Twitter Journal Club
Join us for our first Twitter journal club on Wednesday, May 31 from 12:00-1:00 PM EST (4:00 PM GMT), hashtag #AJC. This moderated Twitter chat will pose questions about the selected article at regular intervals.
Discussion Tips
Pragmatic randomized controlled trials are conducted in real-world clinical practice. Classic teaching in these trials is that you exchange some internal validity for external generalizability. Given the increasing number of these trials and their link to practice, an understanding of how to analyze and interpret them is important.
Discussion Questions
- What question is asked by this study and why does it matter?
- What is known about vestibular rehabilitation?2 Why does this matter to the reading of this trial? How could this study advance current clinical practice?
- How strong is the study design for answering the question? Why is it important that the authors published the study design prior to the start of the trial? What limitations are seen in pragmatic clinical trials (higher loss to follow-up/less robust data collection)?
- What does it mean that the randomization was "stratified by severity"?
- How do intention to treat and per protocol analyses differ? Why do these matter? How was per protocol defined in this study?
- To what degree can the findings be accounted for by: How patients were selected or excluded; the percentage of patients lost to follow-up (and was this different between study arms?); how the main variables were measured; how the findings were interpreted; and by chance?
- What are the main study findings?

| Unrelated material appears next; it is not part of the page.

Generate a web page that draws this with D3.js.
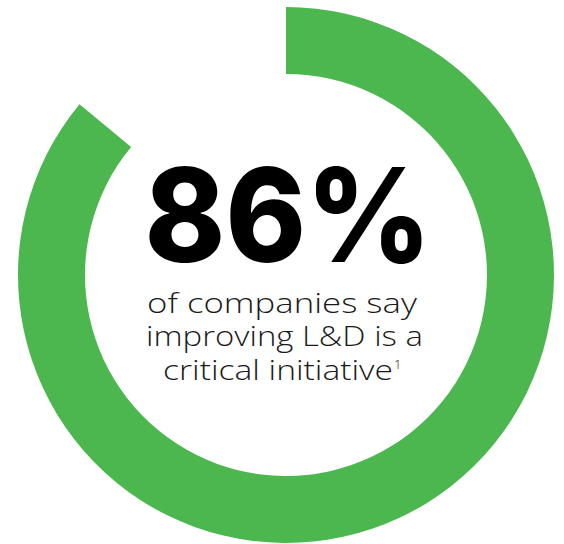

Were the results clinically relevant?
- How were harms measured?
- Why was loss to follow-up higher in the intervention arm? What does it mean to impute results? What measures provide reassurance about the conclusions related to the rate of loss to follow-up?
- What was found in the exploratory analysis by age? What is your impression of this subgroup analysis? Was this analysis an a priori or a post hoc analysis?
- How comparable is the study sample to patients in your practice? How transportable are the findings?
- How might this study change your practice? Education? Research?
- What are the next steps in interpreting or applying the findings?
References
- Stange KC, Miller WL, McLellan LA, et al. Annals Journal Club: It's time to get RADICAL. Ann Fam Med. 2006;4(3):196-197 http://annfammed.org/content/4/3/196.full.
- McDonnell MN, Hillier SL. Vestibular rehabilitation for unilateral peripheral vestibular dysfunction. Cochrane Database Syst Rev. 2015;1:CD005397.